*What is expected:* Pull every line containing "that" from the entries.
*** Records supplied ***
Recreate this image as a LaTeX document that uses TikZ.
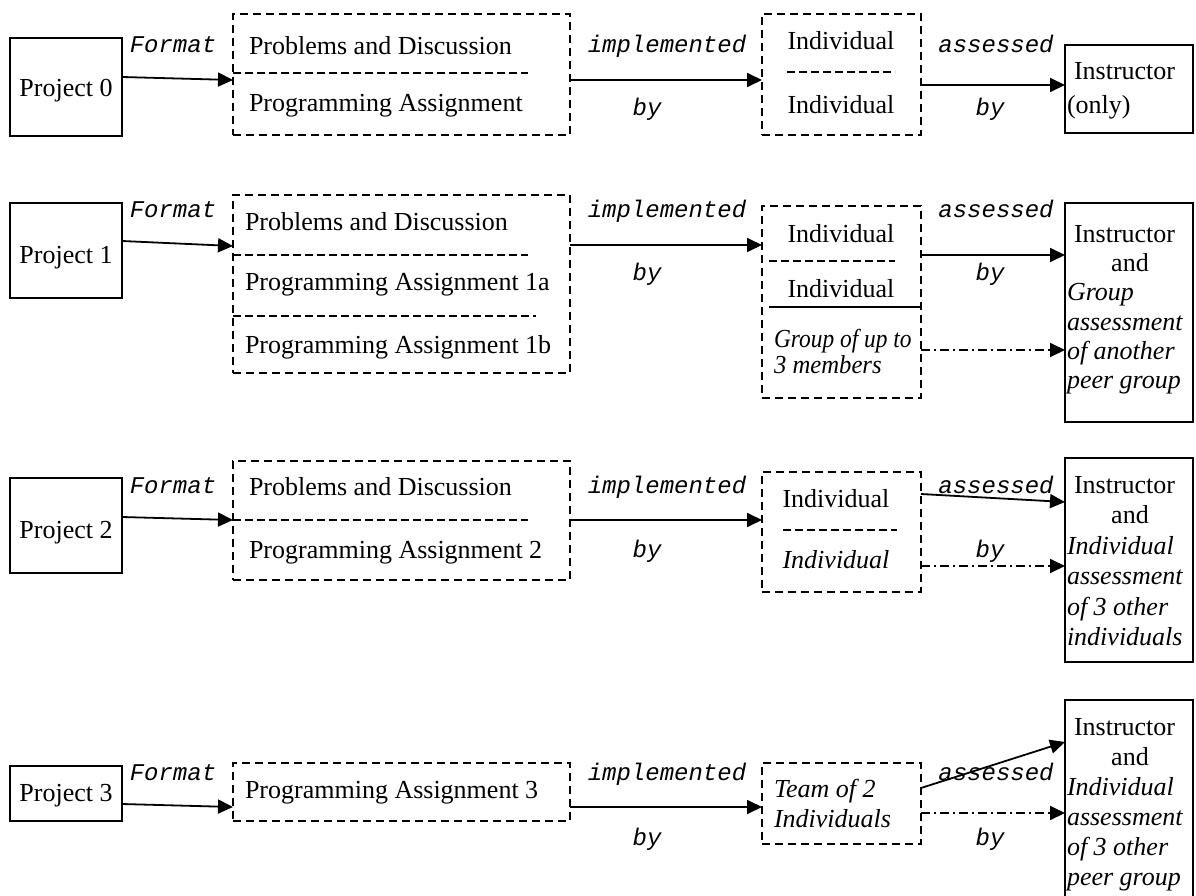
***
*** Records supplied ***
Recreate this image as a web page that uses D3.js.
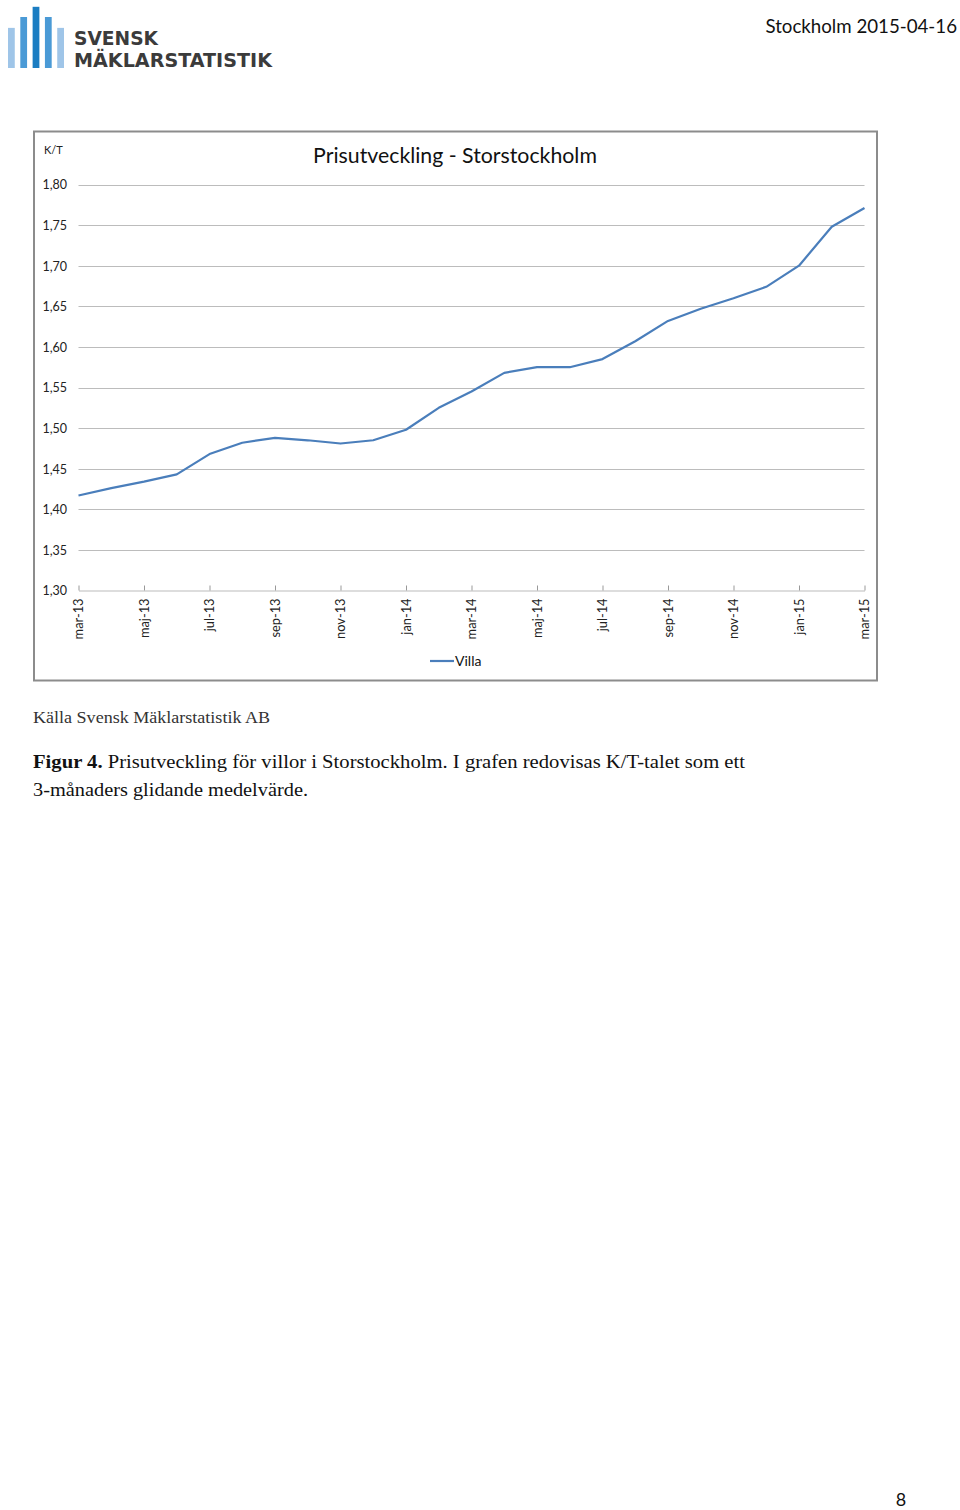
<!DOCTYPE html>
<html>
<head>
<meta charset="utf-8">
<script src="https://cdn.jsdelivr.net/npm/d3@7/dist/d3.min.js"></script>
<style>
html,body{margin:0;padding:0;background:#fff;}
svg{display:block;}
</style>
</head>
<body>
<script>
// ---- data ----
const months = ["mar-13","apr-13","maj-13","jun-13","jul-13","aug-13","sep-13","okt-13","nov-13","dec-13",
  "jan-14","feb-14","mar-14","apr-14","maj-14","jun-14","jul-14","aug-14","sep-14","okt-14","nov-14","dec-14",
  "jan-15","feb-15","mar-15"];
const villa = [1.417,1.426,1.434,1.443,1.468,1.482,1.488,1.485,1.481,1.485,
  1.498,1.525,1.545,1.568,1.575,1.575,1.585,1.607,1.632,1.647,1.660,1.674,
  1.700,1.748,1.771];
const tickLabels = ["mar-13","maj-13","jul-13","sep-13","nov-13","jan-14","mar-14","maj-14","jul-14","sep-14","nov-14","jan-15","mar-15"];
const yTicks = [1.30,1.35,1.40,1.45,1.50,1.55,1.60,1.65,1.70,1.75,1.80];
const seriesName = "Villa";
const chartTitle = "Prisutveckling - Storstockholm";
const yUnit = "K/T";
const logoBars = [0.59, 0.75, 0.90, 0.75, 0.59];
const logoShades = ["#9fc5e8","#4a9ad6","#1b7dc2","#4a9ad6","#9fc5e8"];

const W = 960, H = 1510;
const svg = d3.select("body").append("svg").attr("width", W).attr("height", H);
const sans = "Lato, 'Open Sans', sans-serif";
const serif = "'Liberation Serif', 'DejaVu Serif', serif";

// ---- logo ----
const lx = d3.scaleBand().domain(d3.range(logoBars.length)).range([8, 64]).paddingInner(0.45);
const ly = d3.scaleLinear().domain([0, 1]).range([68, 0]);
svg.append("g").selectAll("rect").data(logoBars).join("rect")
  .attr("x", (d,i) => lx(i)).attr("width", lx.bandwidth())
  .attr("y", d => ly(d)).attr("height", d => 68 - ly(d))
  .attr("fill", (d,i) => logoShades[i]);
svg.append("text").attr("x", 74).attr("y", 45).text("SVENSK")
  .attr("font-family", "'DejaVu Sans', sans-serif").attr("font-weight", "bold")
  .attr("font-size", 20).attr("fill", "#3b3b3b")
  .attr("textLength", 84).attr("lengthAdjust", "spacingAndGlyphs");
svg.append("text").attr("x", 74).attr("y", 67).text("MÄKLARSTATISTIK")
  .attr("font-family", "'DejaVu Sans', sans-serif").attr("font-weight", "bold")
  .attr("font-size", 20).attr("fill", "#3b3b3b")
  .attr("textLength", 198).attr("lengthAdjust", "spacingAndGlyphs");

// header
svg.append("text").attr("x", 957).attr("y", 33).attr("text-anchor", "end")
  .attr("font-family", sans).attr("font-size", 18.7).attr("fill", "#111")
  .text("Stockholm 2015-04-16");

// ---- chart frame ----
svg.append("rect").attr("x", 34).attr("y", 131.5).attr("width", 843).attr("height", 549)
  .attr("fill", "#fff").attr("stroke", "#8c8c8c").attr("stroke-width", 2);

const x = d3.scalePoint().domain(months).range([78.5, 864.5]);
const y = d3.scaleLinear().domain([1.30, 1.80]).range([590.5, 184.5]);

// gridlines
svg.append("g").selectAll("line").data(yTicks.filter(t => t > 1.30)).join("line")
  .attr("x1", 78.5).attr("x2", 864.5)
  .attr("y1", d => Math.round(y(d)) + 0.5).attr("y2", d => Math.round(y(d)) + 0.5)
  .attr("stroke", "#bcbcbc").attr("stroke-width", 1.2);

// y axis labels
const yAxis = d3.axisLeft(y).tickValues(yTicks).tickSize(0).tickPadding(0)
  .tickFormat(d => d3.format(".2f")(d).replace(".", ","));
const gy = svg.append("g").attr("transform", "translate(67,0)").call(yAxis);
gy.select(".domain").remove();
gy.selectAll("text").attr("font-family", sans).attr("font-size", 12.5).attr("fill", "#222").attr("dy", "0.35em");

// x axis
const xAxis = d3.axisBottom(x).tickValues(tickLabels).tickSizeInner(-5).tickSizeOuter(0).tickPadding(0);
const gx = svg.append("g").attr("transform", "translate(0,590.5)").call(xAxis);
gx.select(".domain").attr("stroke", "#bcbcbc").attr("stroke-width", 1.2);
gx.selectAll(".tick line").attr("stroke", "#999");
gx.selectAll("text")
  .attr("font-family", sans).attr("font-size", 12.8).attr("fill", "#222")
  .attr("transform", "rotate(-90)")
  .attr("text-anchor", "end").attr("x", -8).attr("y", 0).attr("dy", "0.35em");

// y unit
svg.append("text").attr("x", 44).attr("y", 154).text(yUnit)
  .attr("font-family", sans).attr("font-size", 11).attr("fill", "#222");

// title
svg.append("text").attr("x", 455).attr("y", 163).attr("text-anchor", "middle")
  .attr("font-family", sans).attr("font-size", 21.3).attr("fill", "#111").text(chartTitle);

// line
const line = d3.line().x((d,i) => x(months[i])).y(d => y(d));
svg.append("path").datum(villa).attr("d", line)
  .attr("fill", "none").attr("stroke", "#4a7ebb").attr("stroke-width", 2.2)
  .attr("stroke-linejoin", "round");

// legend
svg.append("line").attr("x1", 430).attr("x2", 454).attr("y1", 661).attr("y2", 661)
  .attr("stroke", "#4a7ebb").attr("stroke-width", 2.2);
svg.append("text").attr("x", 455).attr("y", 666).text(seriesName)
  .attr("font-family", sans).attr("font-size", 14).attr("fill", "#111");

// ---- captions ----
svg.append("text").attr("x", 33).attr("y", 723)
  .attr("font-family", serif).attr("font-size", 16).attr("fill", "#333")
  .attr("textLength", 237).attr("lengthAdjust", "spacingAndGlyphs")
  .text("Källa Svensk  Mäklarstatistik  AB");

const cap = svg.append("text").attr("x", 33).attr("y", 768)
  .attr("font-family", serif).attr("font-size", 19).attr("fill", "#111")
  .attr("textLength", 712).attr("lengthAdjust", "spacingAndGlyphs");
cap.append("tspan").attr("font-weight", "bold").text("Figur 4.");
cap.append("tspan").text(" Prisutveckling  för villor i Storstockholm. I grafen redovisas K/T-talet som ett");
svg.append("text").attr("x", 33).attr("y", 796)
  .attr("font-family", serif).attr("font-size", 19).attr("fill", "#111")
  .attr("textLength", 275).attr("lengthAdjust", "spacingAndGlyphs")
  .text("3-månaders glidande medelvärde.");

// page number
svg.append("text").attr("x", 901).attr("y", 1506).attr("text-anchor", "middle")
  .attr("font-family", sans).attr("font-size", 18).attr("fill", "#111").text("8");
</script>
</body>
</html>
***
*Answer to the exercise:*
Recreate this image as a LaTeX document that uses TikZ.
Recreate this image as a web page that uses D3.js.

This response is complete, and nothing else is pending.